Political campaigns rarely release internal poll results. One of the the tenets of political opinion research is that publically announced results must be open to examination. Generally no competent campaign will release its polling results - it would be tantamount to handing the campaign's resources and strategy to the opposition. In cases when campaign poll results are released the actual data is usually fragmentary and has probably been leaked.
News organizations also commission political opinion research surveys. What one reads about in the newspapers or sees on the evening news are usually the "top numbers" - the superficial percentages which fit the horse race mentality of the media.
Campaign professionals are more interested in the crosstabulations.
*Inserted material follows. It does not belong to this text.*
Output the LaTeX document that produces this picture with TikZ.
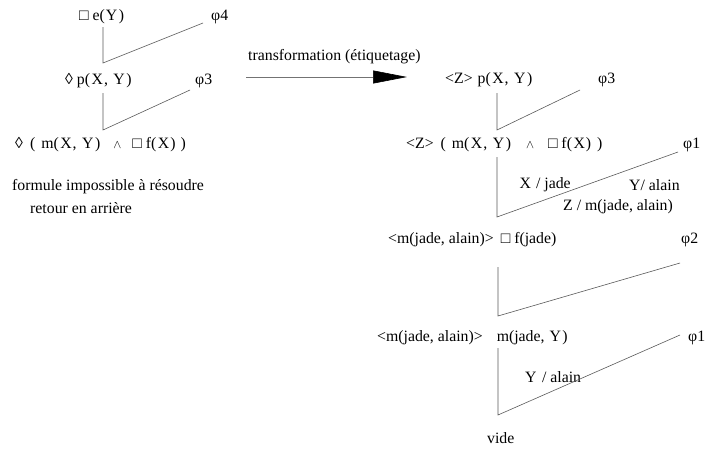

Crosstabulations juxtapose the results of two or more survey questions into a format which allows for detailed analysis of the results and for targetting of demographic groups. For instance, a crosstabulation splitting out the responses of male and female repondents on an issue question might reveal a "gender gap" or even, with the Likert Scale, reveal differences in intensity on an issue. Then, if a demographic group with a significant number of undecided voters has a distinct opinion on an issue which is compatible with the candidate's, the campaign will target that group.
Truisms and Myths
The general public can have misconceptions about the methodologies, uses, practicality, and fairness of political opinion research. This is due in part to the "horse race" mentality of the media. Nevertheless, there are a number of truisms and myths associated with polls.
- "Undecideds" tend to break to the challenger, especially as the day of the election approaches.
- A poll is a snapshot of opinion in time, not an indication of opinions set in stone.
- Publically released political poll data generally comes from media sources or independent organizations which have commissioned them, not from campaigns.
- The only poll that matters is on the day of the election (if that's the only poll a national campaign plans on using, they're either liars or fools or both).
- The current administration doesn't rely on or use polls.